The more intriguing case of persuasion working occurred in North Carolina. Working America, in the effort being studied by Kalla and Broockman, did an experiment early on in the election where canvassers left flyers attacking the Republican governor, Pat McCrory, for his signing of a “bathroom bill” restricting trans rights, which cost the state billions in business. The experiment concluded that the flyer was persuasive for black voters, but not white voters. Working America then adjusted its technique and only handed out the flyer to black households. By the end of the campaign, the effort as a whole was persuasive, due to this targeting.

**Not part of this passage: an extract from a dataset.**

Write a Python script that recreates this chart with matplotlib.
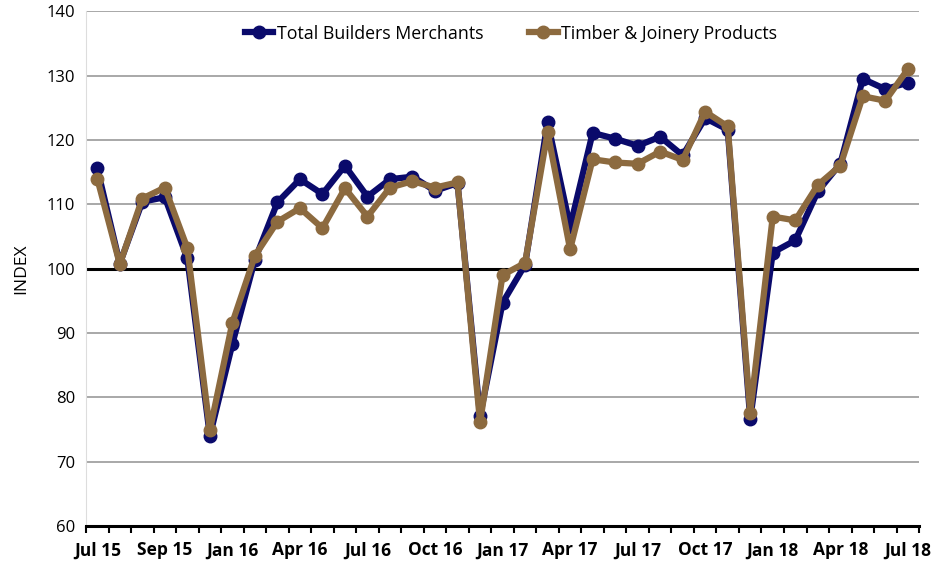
import matplotlib.pyplot as plt
import matplotlib

matplotlib.rcParams['font.family'] = ['Open Sans', 'DejaVu Sans']

# monthly categories Jul 15 .. Jul 18
months = ['Jul 15', 'Aug 15', 'Sep 15', 'Oct 15', 'Nov 15', 'Dec 15',
          'Jan 16', 'Feb 16', 'Mar 16', 'Apr 16', 'May 16', 'Jun 16',
          'Jul 16', 'Aug 16', 'Sep 16', 'Oct 16', 'Nov 16', 'Dec 16',
          'Jan 17', 'Feb 17', 'Mar 17', 'Apr 17', 'May 17', 'Jun 17',
          'Jul 17', 'Aug 17', 'Sep 17', 'Oct 17', 'Nov 17', 'Dec 17',
          'Jan 18', 'Feb 18', 'Mar 18', 'Apr 18', 'May 18', 'Jun 18',
          'Jul 18']

# labels shown on the axis (as printed in the original)
tick_pos = [0, 3, 6, 9, 12, 15, 18, 21, 24, 27, 30, 33, 36]
tick_labels = ['Jul 15', 'Sep 15', 'Jan 16', 'Apr 16', 'Jul 16', 'Oct 16',
               'Jan 17', 'Apr 17', 'Jul 17', 'Oct 17', 'Jan 18', 'Apr 18',
               'Jul 18']

total_bm = [115.6, 100.8, 110.4, 111.1, 101.6, 74.0, 88.3, 101.4, 110.3,
            113.9, 111.6, 116.0, 111.2, 113.9, 114.3, 112.1, 113.3, 77.1,
            94.7, 100.6, 122.8, 106.5, 121.1, 120.2, 119.1, 120.5, 117.6,
            123.4, 121.6, 76.6, 102.5, 104.4, 112.0, 116.3, 129.5, 127.9,
            128.9]

timber = [114.0, 100.7, 110.9, 112.6, 103.2, 74.9, 91.6, 102.0, 107.3,
          109.4, 106.3, 112.5, 108.1, 112.6, 113.6, 112.6, 113.4, 76.1,
          99.0, 100.9, 121.2, 103.0, 117.0, 116.5, 116.3, 118.2, 116.9,
          124.4, 122.1, 77.6, 108.1, 107.5, 113.0, 116.0, 126.8, 126.1,
          131.0]

navy = '#0a0a6b'
tan = '#8c6a3f'

fig = plt.figure(figsize=(9.35, 5.65), dpi=100)
ax = fig.add_axes([0.092, 0.069, 0.891, 0.911])

x = list(range(len(months)))
ax.plot(x, total_bm, color=navy, lw=4.5, marker='o', ms=9,
        label='Total Builders Merchants', zorder=3)
ax.plot(x, timber, color=tan, lw=4.5, marker='o', ms=9,
        label='Timber & Joinery Products', zorder=4)

# reference line at 100
ax.axhline(100, color='black', lw=2.2, zorder=2)

ax.set_xlim(-0.5, len(months) - 0.5)
ax.set_ylim(60, 140)
ax.set_yticks(range(60, 141, 10))
ax.yaxis.grid(True, color='#999999', lw=1.2)
ax.set_axisbelow(True)

# category ticks between months, labels on the months
ax.set_xticks([i - 0.5 for i in range(len(months) + 1)])
ax.set_xticklabels([])
ax.set_xticks(tick_pos, minor=True)
ax.set_xticklabels(tick_labels, minor=True, fontsize=12.5, fontweight='bold')
ax.tick_params(axis='x', which='major', length=5, width=1.5, direction='out')
ax.tick_params(axis='x', which='minor', length=0, pad=11)
ax.tick_params(axis='y', length=0, labelsize=12, pad=8)

for s in ['top', 'right']:
    ax.spines[s].set_visible(False)
ax.spines['left'].set_color('#dddddd')
ax.spines['bottom'].set_linewidth(2.2)

ax.set_ylabel('INDEX', fontsize=12.5, labelpad=12)

ax.legend(loc='upper center', ncol=2, frameon=False, fontsize=12.8,
          handlelength=1.6, handletextpad=0.2, columnspacing=2.6,
          bbox_to_anchor=(0.51, 1.0), borderaxespad=0.35)

plt.savefig('out.png', dpi=100)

This is an expensive technique, requiring as it does an additional experiment to identify demographics for whom certain messages work and demographics for whom they don’t, and it relies on North Carolina having voter files that list voters’ races, and on McCrory’s endorsement of a very unpopular law. It’s not easily replicable. But it suggests that building on early studies can help campaigns improve their persuasiveness.

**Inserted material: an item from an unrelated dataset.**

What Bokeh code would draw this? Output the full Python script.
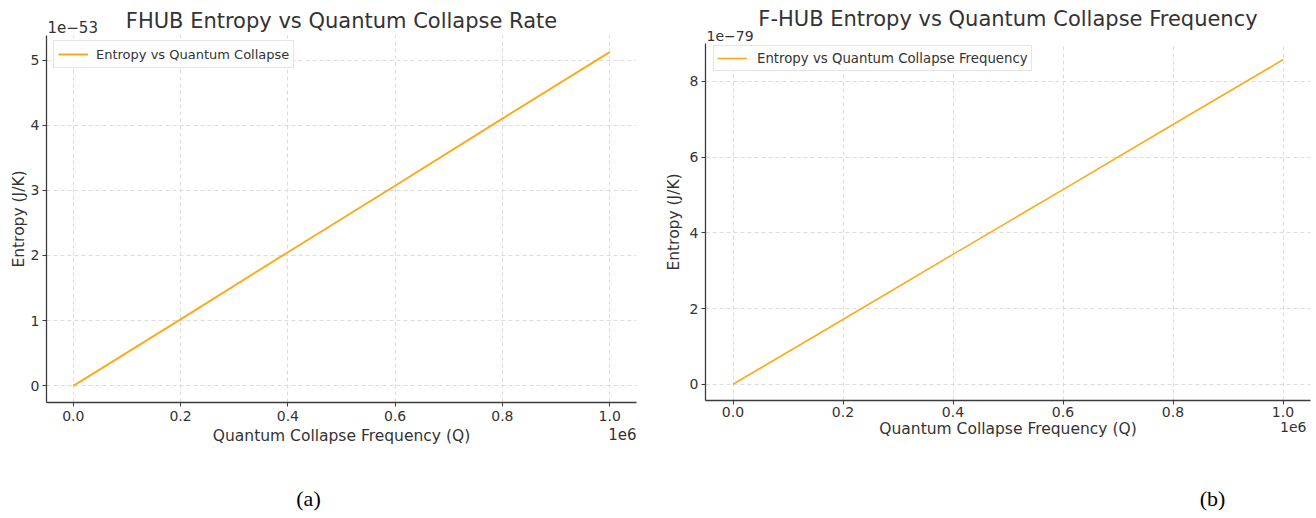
from bokeh.plotting import figure
from bokeh.layouts import row
from bokeh.models import Range1d, FixedTicker, PrintfTickFormatter, Label, Grid
from bokeh.embed import file_html
from bokeh.resources import INLINE

# ---- data ----
# Quantum collapse frequency, in units of 1e6
q_values = [0.0, 0.2, 0.4, 0.6, 0.8, 1.0]
# Panel (a) entropy, in units of 1e-53 J/K
entropy_a = [0.0, 1.02, 2.05, 3.07, 4.10, 5.12]
# Panel (b) entropy, in units of 1e-79 J/K
entropy_b = [0.0, 1.71, 3.43, 5.14, 6.86, 8.57]

x_ticks = [0.0, 0.2, 0.4, 0.6, 0.8, 1.0]
y_ticks_a = [0, 1, 2, 3, 4, 5]
y_ticks_b = [0, 2, 4, 6, 8]

titles = ["FHUB Entropy vs Quantum Collapse Rate",
          "F-HUB Entropy vs Quantum Collapse Frequency"]
legend_labels = ["Entropy vs Quantum Collapse",
                 "Entropy vs Quantum Collapse Frequency"]
y_offsets = ["1e\u221253", "1e\u221279"]
x_offset = "1e6"
captions = ["(a)", "(b)"]
x_label = "Quantum Collapse Frequency (Q)"
y_label = "Entropy (J/K)"

FONT = "DejaVu Sans"
TXT = "#333333"
LINE = "#FDAA1A"
H = 518


def margins(vals, frac=0.05):
    lo, hi = min(vals), max(vals)
    span = hi - lo
    return lo - frac * span, hi + frac * span


def make_panel(ys, yticks, title, leg, yoff, caption, W, box, st):
    L, R, T, B = box  # pixel box of the axes area inside this figure
    x_lo, x_hi = margins(q_values)
    y_lo, y_hi = margins(ys)
    kx = (R - L) / (x_hi - x_lo)
    ky = (B - T) / (y_hi - y_lo)
    xr = Range1d(x_lo - L / kx, x_hi + (W - R) / kx)
    yr = Range1d(y_lo - (H - B) / ky, y_hi + T / ky)

    p = figure(width=W, height=H, output_backend="svg", toolbar_location=None,
               x_range=xr, y_range=yr,
               min_border_left=0, min_border_right=0, min_border_top=0, min_border_bottom=0)
    p.outline_line_color = None
    p.background_fill_color = "white"
    p.border_fill_color = "white"

    # grid, limited to the axes box
    has_cross = "cross_bounds" in Grid.properties()
    for g, ticks, b, cb in ((p.xgrid[0], x_ticks, (x_lo, x_hi), (y_lo, y_hi)),
                            (p.ygrid[0], yticks, (y_lo, y_hi), (x_lo, x_hi))):
        g.ticker = FixedTicker(ticks=ticks)
        g.grid_line_color = "#d4d4d4"
        g.grid_line_dash = "4 3"
        g.grid_line_width = 0.8
        if has_cross:
            g.bounds = b
            g.cross_bounds = cb
        else:
            g.visible = False
    if not has_cross:
        p.segment(x0=x_ticks, y0=[y_lo] * len(x_ticks), x1=x_ticks, y1=[y_hi] * len(x_ticks),
                  line_color="#d4d4d4", line_dash="4 3", line_width=0.8)
        p.segment(x0=[x_lo] * len(yticks), y0=yticks, x1=[x_hi] * len(yticks), y1=yticks,
                  line_color="#d4d4d4", line_dash="4 3", line_width=0.8)

    p.line(q_values, ys, line_color=LINE, line_width=st["lw"], legend_label=leg)

    xa, ya = p.xaxis[0], p.yaxis[0]
    xa.fixed_location = y_lo
    xa.bounds = (x_lo, x_hi)
    ya.fixed_location = x_lo
    ya.bounds = (y_lo, y_hi)
    for ax in (xa, ya):
        ax.axis_line_color = "#3c3c3c"
        ax.axis_line_width = 1.3
        ax.major_tick_line_color = "#3c3c3c"
        ax.major_tick_out = 4
        ax.major_tick_in = 0
        ax.minor_tick_line_color = None
        ax.major_label_text_font = FONT
        ax.major_label_text_color = TXT
        ax.major_label_text_font_size = st["tick"]
        ax.axis_label_text_font = FONT
        ax.axis_label_text_font_style = "normal"
        ax.axis_label_text_color = TXT
        ax.axis_label_text_font_size = st["axis"]
    xa.ticker = FixedTicker(ticks=x_ticks)
    ya.ticker = FixedTicker(ticks=yticks)
    xa.formatter = PrintfTickFormatter(format="%.1f")
    ya.formatter = PrintfTickFormatter(format="%d")
    xa.major_label_standoff = st["xls"]
    ya.major_label_standoff = 3
    xa.axis_label_standoff = st["xas"]
    ya.axis_label_standoff = st["yas"]
    xa.axis_label = x_label
    ya.axis_label = y_label

    lg = p.legend[0]
    lg.location = (st["leg_x"], H - st["leg_bottom"])
    lg.margin = 0
    lg.padding = st["leg_pad"]
    lg.spacing = 0
    lg.glyph_width = 30
    lg.glyph_height = 18
    lg.label_height = 18
    lg.label_standoff = st["leg_so"]
    lg.label_text_font = FONT
    lg.label_text_font_size = st["legend"]
    lg.label_text_color = TXT
    lg.border_line_color = "#cccccc"
    lg.border_line_width = 1
    lg.background_fill_alpha = 0.85

    common = dict(x_units="screen", y_units="screen", text_font=FONT, text_color=TXT,
                  text_baseline="middle")
    p.add_layout(Label(x=(L + R) / 2, y=H - st["title_mid"], text=title,
                       text_align="center", text_font_size=st["title"], **common))
    p.add_layout(Label(x=L + 1, y=H - st["off_mid"], text=yoff,
                       text_align="left", text_font_size=st["off"], **common))
    p.add_layout(Label(x=R - st["x_off_dx"], y=H - st["x_off_mid"], text=x_offset,
                       text_align="right", text_font_size=st["off"], **common))
    p.add_layout(Label(x=st["cap_x"], y=H - 498, text=caption,
                       text_align="center", text_baseline="middle",
                       text_font_size="22px", x_units="screen", y_units="screen",
                       text_font="Liberation Serif", text_color="black"))
    return p


st_a = dict(lw=2.0, tick="14px", axis="15.5px", legend="13px", title="21px",
            title_mid=20, off="15px", off_mid=26, x_off_mid=433, x_off_dx=0, cap_x=308,
            xls=4, xas=3, yas=0, leg_x=53, leg_bottom=68, leg_pad=4, leg_so=8)
st_b = dict(lw=1.6, tick="14px", axis="15.5px", legend="13.3px", title="21px",
            title_mid=18, off="14px", off_mid=35, x_off_mid=426, x_off_dx=4, cap_x=552,
            xls=2, xas=0, yas=4, leg_x=53, leg_bottom=71, leg_pad=3, leg_so=10)

p1 = make_panel(entropy_a, y_ticks_a, titles[0], legend_labels[0], y_offsets[0],
                captions[0], 660, (46, 636, 35, 402), st_a)
p2 = make_panel(entropy_b, y_ticks_b, titles[1], legend_labels[1], y_offsets[1],
                captions[1], 656, (45, 650, 43, 400), st_b)

p = row(p1, p2)
open("out.html", "w").write(file_html(p, INLINE))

But all that aside, it was a case where persuasion worked. And that matters. Even given its overall low effectiveness, persuasion is an important part of campaigning. Other methods of attempting to gain more votes than your opponent have their own drawbacks. Voter registration is costly; an experiment by Temple’s Nickerson found that voter registration efforts cost about $60 per vote for campaigns running them, far more than turnout efforts. Turnout efforts directed at party bases aren’t enough for candidates running in unfavorable environments, like a Democrat in Alabama or a Republican in Vermont, who need to persuade voters of the other party (and sometimes do: Vermont governor Phil Scott is a Republican). Meanwhile, persuasion efforts can effectively net campaigns two votes, by subtracting one from the opposing campaign too.

All of which makes getting persuasion right important for campaigns. The trouble is that getting it right appears to be really, really hard.